Why Nvidia bought Groq: SRAM architectures, inference disaggregation, and the race for ultra-low latency
Jan 5, 2026
Key Points
- Nvidia closed its $20 billion Groq acquisition in less than two weeks with no competing bidders, signaling conviction that Groq's SRAM architecture fills a gap in its inference chip portfolio.
- Decode latency has become the bottleneck in AI inference, and developers now pay 10x to 100x premiums for meaningfully faster token generation on tasks like code generation and research.
- Groq's fab partnership with Samsung or GlobalFoundries reduces Nvidia's foundry concentration risk while securing an SRAM-optimized design that complements its GPU-centric strategy across different workload requirements.
Summary
Jensen Huang closed the Groq acquisition in less than two weeks with no competing bidders, wiring $20 billion and pushing to complete the deal before year-end. The speed reflects conviction about what Groq's architecture adds to Nvidia's chip lineup.
Groq's founder Jonathan Habibi designed TPUs at Google, giving him deep expertise in task-specific chip design. That pedigree shaped the bull case early on, even when the startup's rollout seemed uncertain and expensive. The real strategic logic sits in inference disaggregation.
Decode bottleneck
Inference splits into two phases: prefill processes the full prompt, and decode streams tokens one at a time. Decode is latency-bound and bandwidth-bound, exactly where SRAM architectures excel. Groq's design trades memory capacity for extremely high memory bandwidth, making it ideal for ultra-low latency agentic reasoning workloads. Combined with Nvidia's existing Rubin lineup—CPX for large context windows, standard Rubin for training and batched inference—this creates a portfolio where Nvidia can mix and match chips to optimize the performance-versus-cost tradeoff for each workload.
SRAM-based chips have historically delivered higher token-per-second rates than GPUs, TPUs, or other ASICs, but at much higher cost per token due to smaller batch sizes. The question was whether users would actually pay the premium for speed. Cerberus and Groq's recent results show developers and enterprises are willing to pay significantly more, potentially 10x or 100x, for meaningfully faster inference, especially for economically valuable work like code generation and research. That willingness shifts the Pareto frontier, opening space for specialized ASICs optimized along different performance dimensions.

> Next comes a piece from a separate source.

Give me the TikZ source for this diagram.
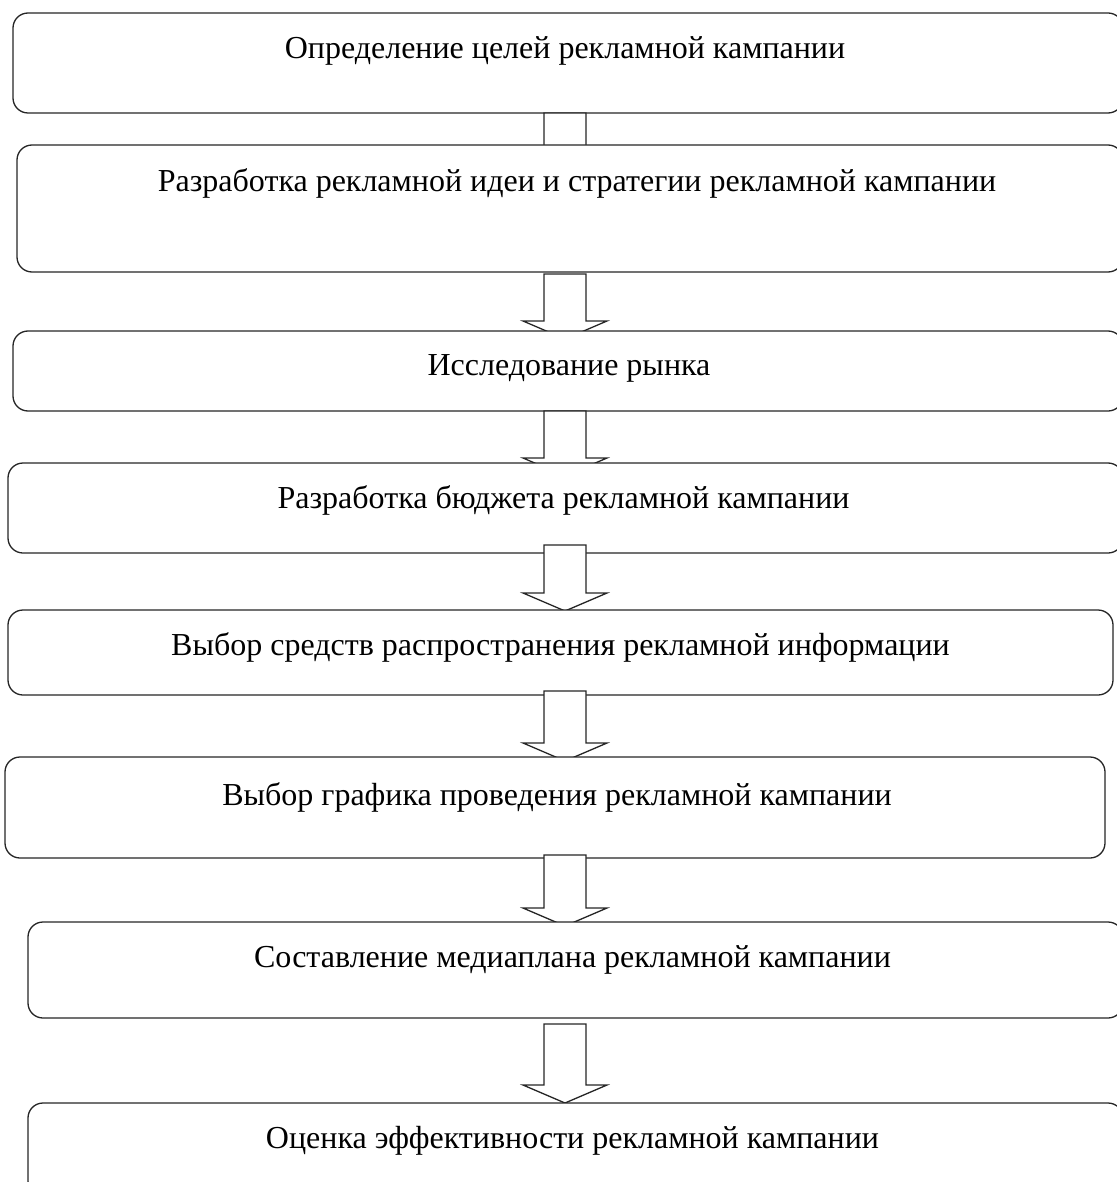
\documentclass[tikz,border=0pt]{standalone}
\usepackage{fontspec}
\setmainfont{Liberation Serif}
\usetikzlibrary{positioning,calc,fit}

\tikzset{
  stagearea/.style={inner sep=0pt,outer sep=0pt,draw=none},
  stagebox/.style={draw=black!85,line width=0.65pt,fill=white,rounded corners=7.5pt},
  stagetext/.style={font=\fontsize{16}{19}\selectfont,inner sep=0pt},
  blockarrow/.style={draw=black!85,line width=0.65pt,fill=white,line join=miter},
}

\begin{document}
\begin{tikzpicture}[x=0.5pt,y=-0.5pt]
  \useasboundingbox (0,0) rectangle (1117,1182);
  \coordinate (ax) at (565,0);
  % areas of the stages
  \node[stagearea,fit={(13,13) (1123,113)}] (b1) {};
  \node[stagearea,fit={(17,145) (1123,272)}] (b2) {};
  \node[stagearea,fit={(13,331) (1123,411)}] (b3) {};
  \node[stagearea,fit={(8,463) (1123,553)}] (b4) {};
  \node[stagearea,fit={(8,610) (1113,695)}] (b5) {};
  \node[stagearea,fit={(5,757) (1105,858)}] (b6) {};
  \node[stagearea,fit={(28,922) (1123,1018)}] (b7) {};
  \node[stagearea,fit={(28,1103) (1123,1196)}] (b8) {};
  % boxes and block arrows, top to bottom
  \foreach \i/\t/\h in {1/0/33,2/2/8,3/0/13,4/-8/1,5/-4/4,6/-3/4,7/6/0}{
    \pgfmathtruncatemacro{\j}{\i+1}
    \draw[stagebox] (b\i.south west) rectangle (b\i.north east);
    \draw[blockarrow] ($(b\i.south -| ax)+(-21,\t)$)
      -- ($(b\j.north -| ax)+(-21,\h-18)$) -- ++(-21,0)
      -- ($(b\j.north -| ax)+(0,\h)$)
      -- ($(b\j.north -| ax)+(42,\h-18)$) -- ++(-21,0)
      -- ($(b\i.south -| ax)+(21,\t)$) -- cycle;
  }
  \draw[stagebox] (b8.south west) rectangle (b8.north east);
  % texts
  \node[stagetext] (t1) at ([xshift=-1.5pt,yshift=-19pt]b1.north) {Определение целей рекламной кампании};
  \node[stagetext] (t2) at ([xshift=3.5pt,yshift=-19pt]b2.north) {Разработка рекламной идеи и стратегии рекламной кампании};
  \node[stagetext] (t3) at ([xshift=0.5pt,yshift=-18.5pt]b3.north) {Исследование рынка};
  \node[stagetext] (t4) at ([xshift=-1pt,yshift=-18.5pt]b4.north) {Разработка бюджета рекламной кампании};
  \node[stagetext] (t5) at ([yshift=-18.5pt]b5.north) {Выбор средств распространения рекламной информации};
  \node[stagetext] (t6) at ([xshift=1pt,yshift=-20pt]b6.north) {Выбор графика проведения рекламной кампании};
  \node[stagetext] (t7) at ([xshift=-1.5pt,yshift=-19pt]b7.north) {Составление медиаплана рекламной кампании};
  \node[stagetext] (t8) at ([xshift=-1.5pt,yshift=-19pt]b8.north) {Оценка эффективности рекламной кампании};
\end{tikzpicture}
\end{document}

Habibi does not fab at TSMC; he uses either Samsung or GlobalFoundries. For Nvidia, that diversification reduces foundry concentration risk while securing access to an SRAM-optimized design that complements its existing GPU-centric strategy. The acquisition also returned roughly $4 billion to Social Capital and Chamath Palihapitiya, making it one of venture's largest exits.
Huang has the capital and is deploying it across labs and cloud infrastructure. Keeping Nvidia focused as a pure-play chip company rather than building competing cloud services or data center assets makes the Groq acquisition feel like a natural extension of existing strength. The bet is on fragmenting inference into workload-specific architectures, and Groq gives Nvidia the SRAM piece of that puzzle.